Os dois primos pouco se davam. Era um prum lado, outro “proutro”.

Zé Fumante, o tal Fulano de Tal, não conseguia largar o vício. Ainda bem que era apenas cigarro, não outra droga de efeito maior.

Ele chegou tão somente com um baita enfisema pulmonar aos oitenta e nove anos de idade. Ainda potente das coisas pendentes (aquele artefato conhecido por vários epítetos: bilau, pinto, pênis, pirunga, cobra que não fuma, perseguidor da perseguida, e uma infinidade de apelidos assas conhecidos do urologista).

Já o primo não fumante, conhecido na vizinhança como Pedro Sem Vício, não chegou aos cinquenta anos de idade. Morreu em plena saúde, fazendo exercícios numa academia perto de sua casa.

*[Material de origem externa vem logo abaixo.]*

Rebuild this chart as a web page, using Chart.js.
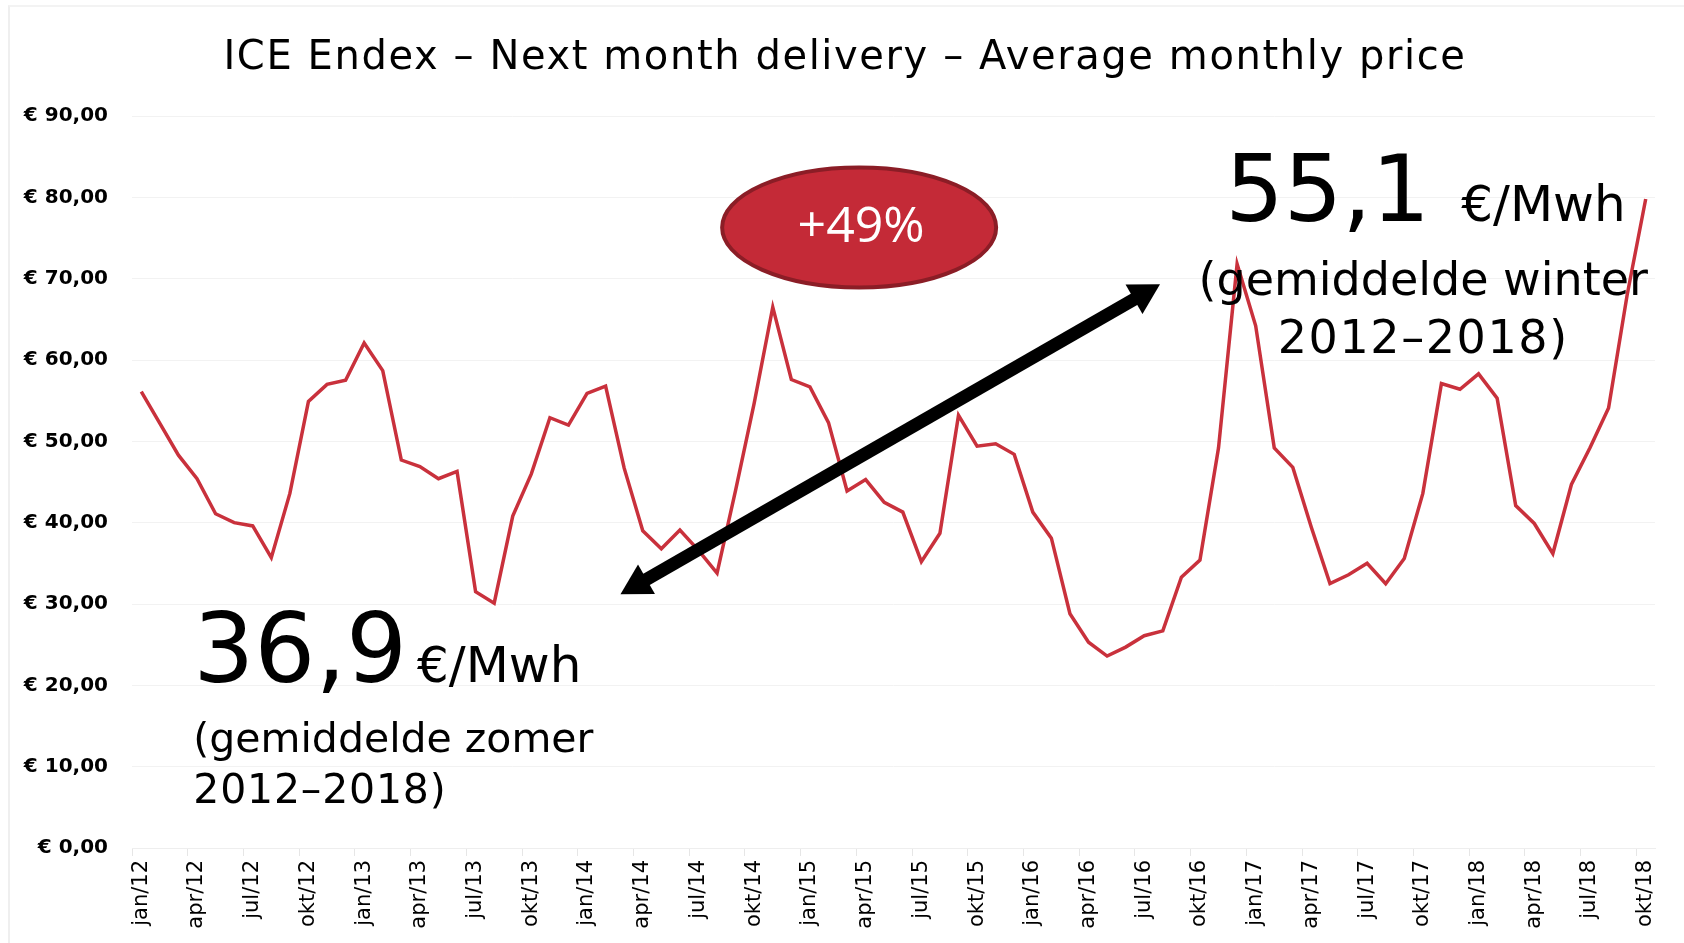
<!DOCTYPE html>
<html>
<head>
<meta charset="utf-8">
<script src="https://cdn.jsdelivr.net/npm/chart.js@4/dist/chart.umd.min.js"></script>
<style>
  html, body { margin: 0; padding: 0; background: #fff; }
  #wrap { position: relative; width: 1684px; height: 943px; }
  #frame { position: absolute; left: 8px; top: 5px; right: 0; bottom: 0;
           border-left: 2px solid #efefef; border-top: 2px solid #f3f3f3; }
  canvas { position: absolute; left: 0; top: 0; }
</style>
</head>
<body>
<div id="wrap">
  <div id="frame"></div>
  <canvas id="chart" width="1684" height="943"></canvas>
</div>
<script>
// maanden en jaren voor de categorie-as (jan/12 t/m okt/18)
const months = ["jan", "feb", "mrt", "apr", "mei", "jun", "jul", "aug", "sep", "okt", "nov", "dec"];
const years = ["12", "13", "14", "15", "16", "17", "18"];
const lastMonthCount = 10; // 2018 loopt tot okt

// gemiddelde maandprijs (EUR/MWh)
const prices = [
  56.1, 52.2, 48.3, 45.4, 41.1, 40.0, 39.6, 35.7, 43.6, 54.9, 57.0, 57.5,
  62.1, 58.7, 47.7, 46.9, 45.4, 46.3, 31.5, 30.1, 40.8, 46.0, 52.9, 52.0,
  55.9, 56.8, 46.7, 39.0, 36.8, 39.1, 36.6, 33.8, 44.0, 54.7, 66.5, 57.6,
  56.7, 52.3, 43.9, 45.3, 42.5, 41.3, 35.2, 38.7, 53.2, 49.4, 49.7, 48.4,
  41.3, 38.1, 28.8, 25.3, 23.6, 24.7, 26.1, 26.7, 33.3, 35.4, 49.2, 71.8,
  64.2, 49.2, 46.8, 39.4, 32.5, 33.6, 35.0, 32.5, 35.6, 43.6, 57.1, 56.4,
  58.3, 55.3, 42.1, 39.9, 36.2, 44.7, 49.2, 54.1, 68.0, 79.8
];

const yMin = 0;
const yMax = 90;
const yStep = 10;
const labelEvery = 3;

const labels = [];
years.forEach((yr, yi) => {
  const count = yi === years.length - 1 ? lastMonthCount : 12;
  for (let m = 0; m < count; m++) labels.push(months[m] + "/" + yr);
});

const titleText = "ICE Endex – Next month delivery – Average monthly price";

// annotaties (in data-coördinaten: x = maandindex, y = prijs)
const summerAvg = "36,9";
const winterAvg = "55,1";
const unitText = "€/Mwh";
const summerLines = ["(gemiddelde zomer", "2012–2018)"];
const winterLines = ["(gemiddelde winter", "2012–2018)"];
const changeText = "+49%";

const annotationPlugin = {
  id: "annotations",
  afterDatasetsDraw(chart) {
    const ctx = chart.ctx;
    const xs = chart.scales.x;
    const ys = chart.scales.y;
    const px = (v) => xs.getPixelForValue(v);
    const py = (v) => ys.getPixelForValue(v);

    ctx.save();

    // titel (met wat letterafstand, zoals in het origineel)
    ctx.fillStyle = "#000";
    ctx.font = "40px 'DejaVu Sans'";
    ctx.textAlign = "center";
    ctx.textBaseline = "alphabetic";
    ctx.letterSpacing = "1.6px";
    ctx.fillText(titleText, chart.width / 2 + 3, 69);
    ctx.letterSpacing = "0px";

    // dubbele pijl
    const x1 = px(25.8), y1 = py(31.2);
    const x2 = px(54.85), y2 = py(69.3);
    const ang = Math.atan2(y2 - y1, x2 - x1);
    const headLen = 30, headW = 17;
    ctx.strokeStyle = "#000";
    ctx.fillStyle = "#000";
    ctx.lineWidth = 13;
    ctx.beginPath();
    ctx.moveTo(x1 + Math.cos(ang) * headLen * 0.8, y1 + Math.sin(ang) * headLen * 0.8);
    ctx.lineTo(x2 - Math.cos(ang) * headLen * 0.8, y2 - Math.sin(ang) * headLen * 0.8);
    ctx.stroke();
    [[x2, y2, ang], [x1, y1, ang + Math.PI]].forEach(([hx, hy, a]) => {
      ctx.beginPath();
      ctx.moveTo(hx, hy);
      ctx.lineTo(hx - Math.cos(a) * headLen - Math.sin(a) * headW,
                 hy - Math.sin(a) * headLen + Math.cos(a) * headW);
      ctx.lineTo(hx - Math.cos(a) * headLen + Math.sin(a) * headW,
                 hy - Math.sin(a) * headLen - Math.cos(a) * headW);
      ctx.closePath();
      ctx.fill();
    });

    // rode ellips met percentage
    const ex = px(38.65), ey = py(76.3);
    ctx.beginPath();
    ctx.ellipse(ex, ey, 137, 60, 0, 0, Math.PI * 2);
    ctx.fillStyle = "#c42a37";
    ctx.fill();
    ctx.lineWidth = 4;
    ctx.strokeStyle = "#8b1d26";
    ctx.stroke();
    ctx.fillStyle = "#fff";
    ctx.font = "50px 'Open Sans'";
    ctx.textAlign = "center";
    ctx.textBaseline = "alphabetic";
    ctx.fillText(changeText, ex + 2, ey + 15);

    ctx.fillStyle = "#000";

    // zomer
    ctx.textAlign = "left";
    ctx.font = "96px 'DejaVu Sans'";
    const sx = px(2.8), sy = py(20.4);
    ctx.fillText(summerAvg, sx, sy);
    const sw = ctx.measureText(summerAvg).width;
    ctx.font = "50px 'DejaVu Sans'";
    ctx.fillText(unitText, sx + sw + 10, sy);
    ctx.font = "41px 'DejaVu Sans'";
    ctx.fillText(summerLines[0], sx, py(11.8));
    ctx.letterSpacing = "0.8px";
    ctx.fillText(summerLines[1], sx, py(5.5));
    ctx.letterSpacing = "0px";

    // winter
    ctx.font = "92px 'DejaVu Sans'";
    ctx.fillText(winterAvg, px(58.36), py(77.05));
    ctx.font = "50px 'DejaVu Sans'";
    ctx.fillText(unitText, px(71.07), py(77.05));
    ctx.textAlign = "center";
    ctx.font = "46px 'DejaVu Sans'";
    ctx.fillText(winterLines[0], px(69.02), py(67.96));
    ctx.letterSpacing = "1.6px";
    ctx.fillText(winterLines[1], px(69.02), py(60.83));
    ctx.letterSpacing = "0px";

    ctx.restore();
  },
};

const chart = new Chart(document.getElementById("chart"), {
  type: "line",
  data: {
    labels: labels,
    datasets: [
      {
        data: prices,
        borderColor: "#c9313c",
        borderWidth: 3.5,
        pointRadius: 0,
        tension: 0,
        fill: false,
      },
    ],
  },
  options: {
    responsive: false,
    animation: false,
    devicePixelRatio: 1,
    layout: { padding: { left: 0, right: 29, top: 116, bottom: 0 } },
    plugins: {
      legend: { display: false },
      tooltip: { enabled: false },
      title: { display: false },
    },
    scales: {
      x: {
        offset: true,
        afterFit: (scale) => { scale.height = 95; },
        grid: {
          offset: true,
          drawOnChartArea: false,
          drawTicks: true,
          tickLength: 8,
          color: (c) => (c.index % labelEvery === 0 ? "#e6e6e6" : "rgba(0,0,0,0)"),
        },
        border: { color: "#eeeeee" },
        ticks: {
          autoSkip: false,
          minRotation: 90,
          maxRotation: 90,
          padding: 4,
          color: "#000",
          font: { family: "'DejaVu Sans'", size: 21 },
          callback: (val, i) => (i % labelEvery === 0 ? labels[i] : ""),
        },
      },
      y: {
        min: yMin,
        max: yMax,
        afterFit: (scale) => { scale.width = 132; },
        grid: { color: "#f2f2f2", drawTicks: false },
        border: { display: false },
        ticks: {
          stepSize: yStep,
          padding: 24,
          color: "#000",
          font: { family: "'DejaVu Sans'", size: 20, weight: "bold" },
          callback: (v) => "€ " + v.toFixed(2).replace(".", ","),
        },
      },
    },
  },
  plugins: [annotationPlugin],
});
</script>
</body>
</html>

Dizem, as más línguas, que o Pedro morreu de tanto falar para o primo parar de fumar.

Quando, no dia do sepultamento, muitas pessoas chorosas em volta do caixão, naquele velório principal do cemitério local, quem se interpôs à frente da gentalha que ora chorava, ora contava piada de defunto morto, foi o fumante convicto, que vivia com o cigarro aceso, que quando eu passava ele apagava logo, assim que eu virava as costas ele de novo dava uma última, última nada, tragada, foi o Zé Fulano de Tal, que não era O Cara, o maioral.

Ao olhar o primo estendido dentro do lindo caixão, enfeitado de flores lindas, recém saídas de um belo jardim, ninguém abriu o bolso para comprar nenhum buquê de flor, Zé sentiu algo estranho partir da boca do defunto morto.

Uma voz gutural, parecida a de assombração ou alma de outro mundo, vociferou fundo: “Zé do Fumo Quente. Cuidado daqui pra frente. Você não morreu até hoje de pura sorte. Experimente parar de fumar a partir de agora”.

Zé Fulano de Tal, fumante inveterado e inconvencivel, de que fumo faz mal, assim que deixou o velório, enterrado o defunto mortinho da silva, embora não fosse esse seu sobrenome, tossindo que nem cachorro com o peito cheio de bronquiolite aguda, veio um carro, em alta velocidade, pilhou o pobre Zé em cheio na parte de trás, sem bunda ou traseiro que prestasse, e o partiu em dez partes.

Em seu velório, muito mais concorrido que o do amigo primo sem vícios, o caixão foi enfeitado com milhares de guimbas de cigarro, apagadas, tenho dito.

Donde acabo de pensar, sem muitas delongas compridas, foi ou não foi praga de defunto morto?